Now, with their krautrock influenced music and their self pitying lyrics, they are not so far from Radiohead's niche.
And it is painful and tiring to me hearing a beautiful 40-year old woman singing the same claustrophobic lyrics all through the album like a lost teenager.
That exactly the point raised by Toni in the Beatles Survivor thread : depressed songs and lyrics are always praised by the critics
Humor, exuberance and frivolity are often cast aside.
Pity.
And this doesn't only apply to music-critics. It's the same with film-critics: To get an OSCAR you have a much better chance, if you play a character that is mentally ill or if the movie is a drama.
A comedy has no chance.
Whoa, I'm listening to Sun Kil Moon right now.. Portishead would probably sound like Santa Claus on a snowy morning right about now. My god this is depressing.
Let me post a (quite) funny personal true story that illustrates the scary qualities of the last Portishead incarnation.

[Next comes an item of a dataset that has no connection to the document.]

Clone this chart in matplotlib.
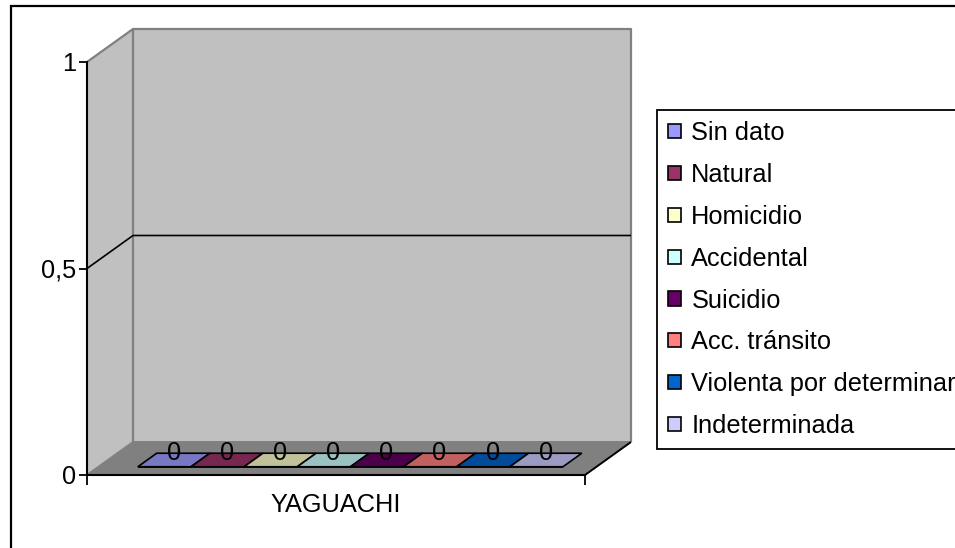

On Wednesday night my 8 year-old son Miguel jumped into our bed during the night.
Honorio: What’s the matter, Miguel?
Miguel: I’m scared, I was having a nightmare.
H: Don’t worry, Mike, it was just a dream. But tell me, what kind of nightmare, son?
M: I was dreaming about those little men of daddy’s magazine.
H: What daddy’s magazine? And what little men? Anyway, don’t worry, Mike, you’re with mom and dad now. Sleep here with us for a while.
Next morning I saw the magazine (“daddy’s magazine” was the last issue of Rockdelux) and I just had to laugh. On the cover there was a photo of Portishead and I had to admit that was really creepy. The expression on the face of Beth Gibbons (with her eyes almost out of the sockets) was quite terrifying but the thing that scared my son the most was the two blurred figures of Barlow and Utley in the background.